OBJECTIVE: To investigate the effectiveness of high-voltage monophasic pulsed current (HVMPC) as an adjunct to a standard wound care for the treatment of Stage II and III pressure ulcers (PrUs).


DESIGN: Prospective, randomized, double-blind, controlled clinical study.


SETTING: Two nursing and care centers.


PATIENTS: Patients with PrUs that did not respond to previous treatment for at least 4 weeks were randomly assigned to the electrical stimulation (ES) group (25 patients; mean age of 79.92 +/- 8.50 years; mean wound surface area [WSA] of 10.58 +/- 10.57 cm2) or to the control group (24 patients; mean age of 76.33 +/- 12.74 years; mean WSA of 9.71 +/- 6.70 cm2).


INTERVENTIONS: Both the ES and control groups received standard wound care and respectively, cathodal HVMPC (154 microseconds; 100 pulses per second; 0.24 A; 250 [mu]/s) applied continuously for 50 minutes once a day, 5 times a week, or sham HVMPC.


MAIN OUTCOME: Percentage area reduction over 6 weeks of intervention.


MAIN RESULTS: In the ES group, there was a statistically significant decrease in WSA after 1 week of treatment (35% +/- 30.5%) compared with 17.07% +/- 34.13% in the control group (P = .032).

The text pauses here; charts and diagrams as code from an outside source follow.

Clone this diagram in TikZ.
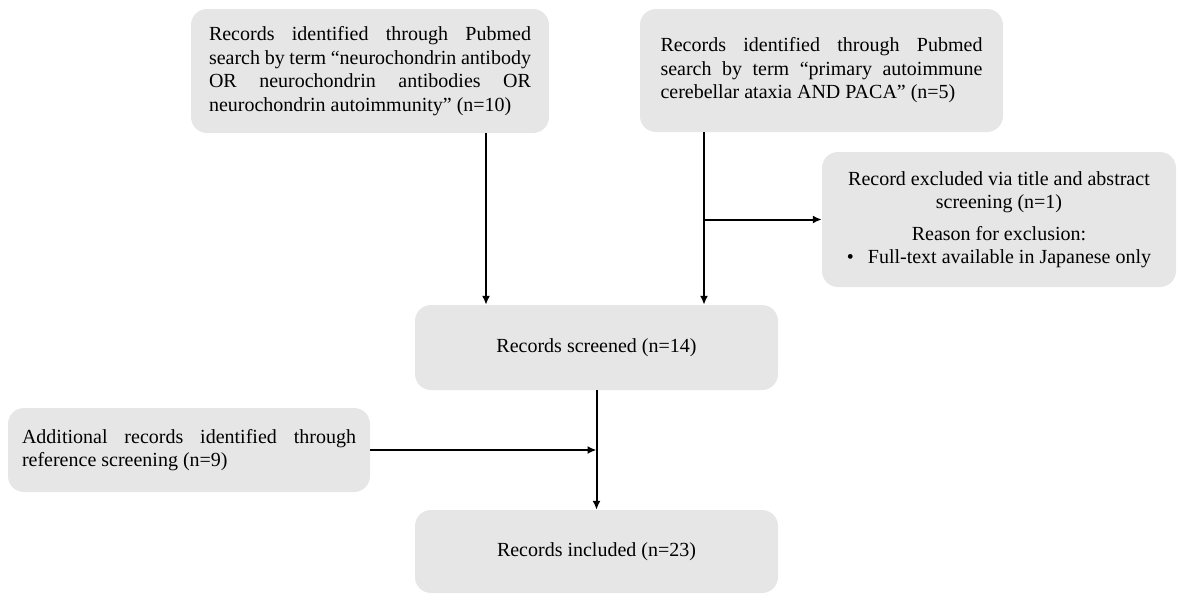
\documentclass[tikz,border=0pt]{standalone}
\usepackage{fontspec}
\setmainfont{Liberation Serif}
\usetikzlibrary{arrows.meta,calc}
\newcommand\boxfontsetup{\fontsize{20}{23.5}\selectfont\hyphenpenalty=10000\relax\exhyphenpenalty=10000\relax}
\begin{document}
\begin{tikzpicture}[x=1pt,y=-1pt,
  box/.style={draw=none,fill=boxgray,rounded corners=16pt,inner sep=0pt,
    font=\boxfontsetup},
  arr/.style={line width=2pt,-{Latex[length=9pt,width=8pt]}}]
\definecolor{boxgray}{RGB}{230,230,230}
\useasboundingbox (0,0) rectangle (1178,595);
\node[box,minimum width=358pt,minimum height=124pt,text width=322pt,align=justify] (A) at (370,71)
  {Records identified through Pubmed search by term “neurochondrin antibody OR neurochondrin antibodies OR neurochondrin autoimmunity” (n=10)};
\node[box,minimum width=363pt,minimum height=123pt,text width=322pt,align=justify] (B) at (821.5,70.5)
  {Records identified through Pubmed search by term “primary autoimmune cerebellar ataxia AND PACA” (n=5)};
\node[box,minimum width=354pt,minimum height=135pt,text width=340pt,align=flush center] (C) at (999,219.5)
  {Record excluded via title and abstract screening (n=1)\\[8pt]
   Reason for exclusion:\\
   \textbullet\hspace{14pt}Full-text available in Japanese only};
\node[box,minimum width=363pt,minimum height=85pt] (D) at (596.5,347.5) {Records screened (n=14)};
\node[box,minimum width=363pt,minimum height=83pt] (E) at (596.5,551.5) {Records included (n=23)};
\node[box,minimum width=362pt,minimum height=84pt,text width=334pt,align=justify] (F) at (189,450)
  {Additional records identified through reference screening (n=9)};
\coordinate (x1) at (486,0);
\coordinate (x2) at (704,0);
\draw[arr] (A.south -| x1) -- (x1 |- D.north);
\draw[arr] (B.south -| x2) -- (x2 |- D.north);
\draw[arr] (x2 |- C.west) -- (C.west);
\draw[arr] (D.south) -- (E.north);
\draw[arr] (F.east) -- (F.east -| D.south);
\end{tikzpicture}
\end{document}
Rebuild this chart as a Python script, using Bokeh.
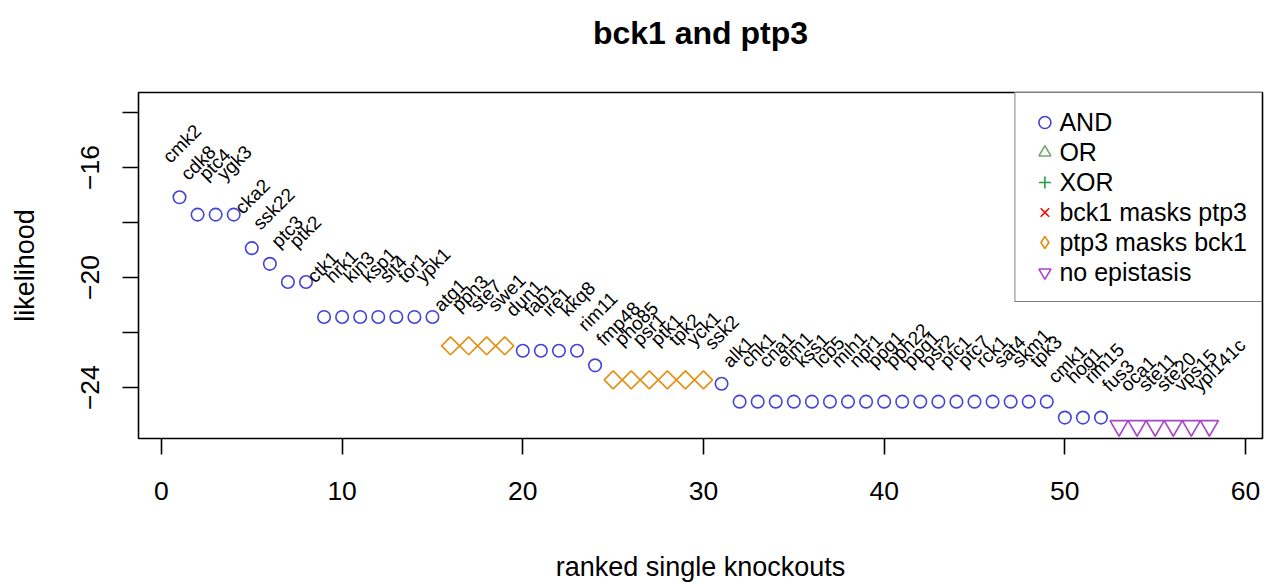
import math
from bokeh.plotting import figure
from bokeh.models import (ColumnDataSource, Range1d, FixedTicker, LabelSet, Title,
                          Legend, LegendItem)
from bokeh.core.properties import value
from bokeh.embed import file_html
from bokeh.resources import INLINE

FONT = "Liberation Sans"

# ---------------- data ----------------
genes = ["cmk2", "cdk8", "ptc4", "ygk3", "cka2", "ssk22", "ptc3", "ptk2",
         "ctk1", "hrk1", "kin3", "ksp1", "sit4", "tor1", "ypk1",
         "atg1", "pph3", "ste7", "swe1",
         "dun1", "fab1", "ire1", "kkq8",
         "rim11",
         "fmp48", "pho85", "psr1", "ptk1", "tpk2", "yck1",
         "ssk2",
         "alk1", "chk1", "cna1", "elm1", "kss1", "lcb5", "mih1", "npr1", "ppg1",
         "pph22", "ppq1", "psr2", "ptc1", "ptc7", "rck1", "sat4", "skm1", "tpk3",
         "cmk1", "hog1", "rim15",
         "fus3", "oca1", "ste11", "ste20", "vps15", "ypl141c"]

likelihood = [-17.08, -17.71, -17.71, -17.71, -18.93, -19.50, -20.16, -20.16,
              -21.43, -21.43, -21.43, -21.43, -21.43, -21.43, -21.43,
              -22.48, -22.48, -22.48, -22.48,
              -22.66, -22.66, -22.66, -22.66,
              -23.19,
              -23.72, -23.72, -23.72, -23.72, -23.72, -23.72,
              -23.86,
              -24.51, -24.51, -24.51, -24.51, -24.51, -24.51, -24.51, -24.51, -24.51,
              -24.51, -24.51, -24.51, -24.51, -24.51, -24.51, -24.51, -24.51, -24.51,
              -25.09, -25.09, -25.09,
              -25.39, -25.39, -25.39, -25.39, -25.39, -25.39]

A, P, N = "AND", "ptp3 masks bck1", "no epistasis"
epistasis = ([A] * 15 + [P] * 4 + [A] * 5 + [P] * 6 + [A] * 22 + [N] * 6)

rank = list(range(1, len(genes) + 1))

categories = ["AND", "OR", "XOR", "bck1 masks ptp3", "ptp3 masks bck1", "no epistasis"]
markers = ["circle", "triangle", "cross", "x", "square", "inverted_triangle"]
legend_markers = ["circle", "triangle", "cross", "x", "diamond", "inverted_triangle"]
colors = ["#4343D6", "#6FA86F", "#1FA043", "#FF0000", "#E38F12", "#A846C8"]
sizes = [12.5, 18, 17, 13, 12.7, 18]
angles = [0, 0, 0, 0, math.pi / 4, 0]

x_ticks = [0, 10, 20, 30, 40, 50, 60]
y_ticks = [-24, -20, -16]
y_minor = [-22, -18, -14]

title_text = "bck1 and ptp3"

# ---------------- figure ----------------
W, H = 1266, 584
BL, BR, BT, BB = 138, 4, 92, 133
p = figure(width=W, height=H, output_backend="svg", toolbar_location=None,
           x_range=Range1d(-1.27, 60.94), y_range=Range1d(-25.85, -13.27),
           min_border_left=BL, min_border_right=BR, min_border_top=BT,
           min_border_bottom=BB)

p.background_fill_color = "white"
p.border_fill_color = "white"
p.outline_line_color = "black"
p.outline_line_width = 1.6
p.xgrid.visible = False
p.ygrid.visible = False

# title: an empty second line lifts the text well above the frame
p.add_layout(Title(text=title_text + "\n\u00a0", text_font=FONT, text_font_size="32px",
                   text_font_style="bold", text_color="black", align="center",
                   standoff=11), "above")

for ax in (p.xaxis[0], p.yaxis[0]):
    ax.axis_line_color = None
    ax.major_tick_in = 0
    ax.major_tick_out = 16
    ax.major_tick_line_width = 1.6
    ax.major_tick_line_color = "black"
    ax.minor_tick_in = 0
    ax.minor_tick_out = 16
    ax.minor_tick_line_width = 1.6
    ax.minor_tick_line_color = "black"
    ax.major_label_text_font = FONT
    ax.major_label_text_font_size = "26.5px"
    ax.major_label_text_color = "black"
    ax.axis_label_text_font = FONT
    ax.axis_label_text_font_size = "27px"
    ax.axis_label_text_font_style = "normal"
    ax.axis_label_text_color = "black"

p.xaxis.ticker = FixedTicker(ticks=x_ticks, minor_ticks=[])
p.yaxis.ticker = FixedTicker(ticks=y_ticks, minor_ticks=y_minor)
p.yaxis.major_label_overrides = {t: "\u2212" + str(abs(t)) for t in y_ticks}
p.yaxis.major_label_orientation = "vertical"
p.xaxis.axis_label = "ranked single knockouts"
p.yaxis.axis_label = "likelihood"
p.xaxis.major_label_standoff = 27
p.yaxis.major_label_standoff = 23
p.xaxis.axis_label_standoff = 49
p.yaxis.axis_label_standoff = 39

# ---------------- marks ----------------
items = []
for cat, mk, lmk, col, sz, ang in zip(categories, markers, legend_markers, colors, sizes, angles):
    idx = [i for i, e in enumerate(epistasis) if e == cat]
    if idx:
        src = ColumnDataSource(dict(rank=[rank[i] for i in idx],
                                    lik=[likelihood[i] for i in idx]))
        p.scatter(x="rank", y="lik", source=src, marker=mk, size=sz, angle=ang,
                  line_color=col, fill_color=None, line_width=1.6)
    # legend key (no visible point in the plot area)
    key = p.scatter(x="rank", y="lik",
                    source=ColumnDataSource(dict(rank=[float("nan")], lik=[float("nan")])),
                    marker=lmk, size=sz, line_color=col, fill_color=None, line_width=1.6)
    items.append(LegendItem(label=cat, renderers=[key]))

lab_src = ColumnDataSource(dict(rank=rank, lik=likelihood, gene=genes))
labels = LabelSet(x="rank", y="lik", text="gene", source=lab_src,
                  angle=45, angle_units="deg", x_offset=-9, y_offset=33,
                  text_align="left", text_baseline="alphabetic",
                  text_font=value(FONT), text_font_size="19px",
                  text_color="black")
p.add_layout(labels)

legend = Legend(items=items, location="top_right", margin=0, padding=14,
                spacing=0, glyph_width=30, glyph_height=30, label_height=30,
                label_standoff=0, label_text_font=FONT,
                label_text_font_size="25px", label_text_baseline="middle",
                label_text_color="black",
                border_line_color="black", border_line_width=1.6,
                background_fill_color="white", background_fill_alpha=1.0)
p.add_layout(legend)

open("out.html", "w").write(file_html(p, INLINE))
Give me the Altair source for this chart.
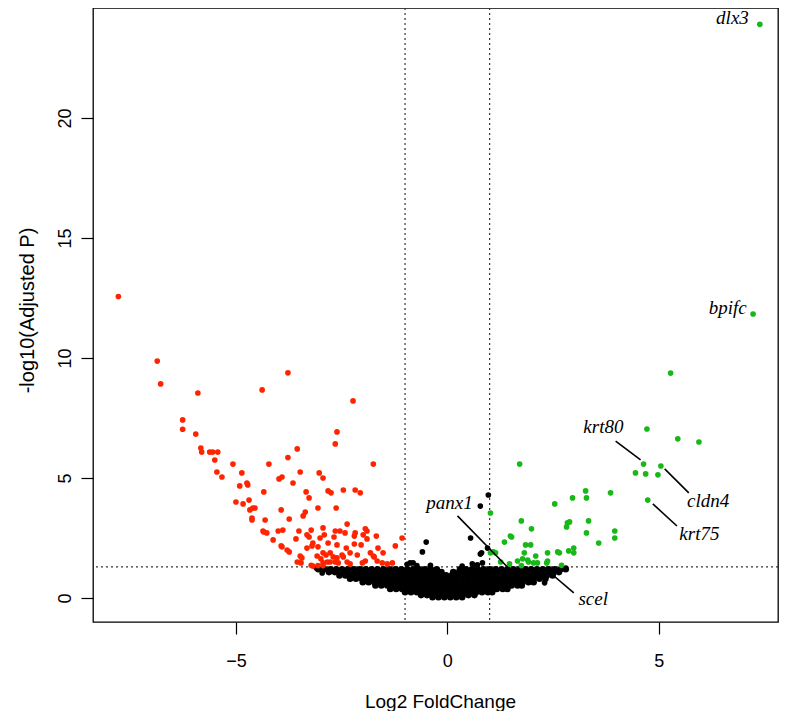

After treatment, at week 6, percentage area reduction in the ES group was 80.31% +/- 29.02% versus 54.65% +/- 42.65% in the control group (P = .046).


CONCLUSIONS: Cathodal HVMPC reduces the WSA of Stage II and III PrUs. The results are consistent with the results of other researchers who used HVMPC to treat PrUs.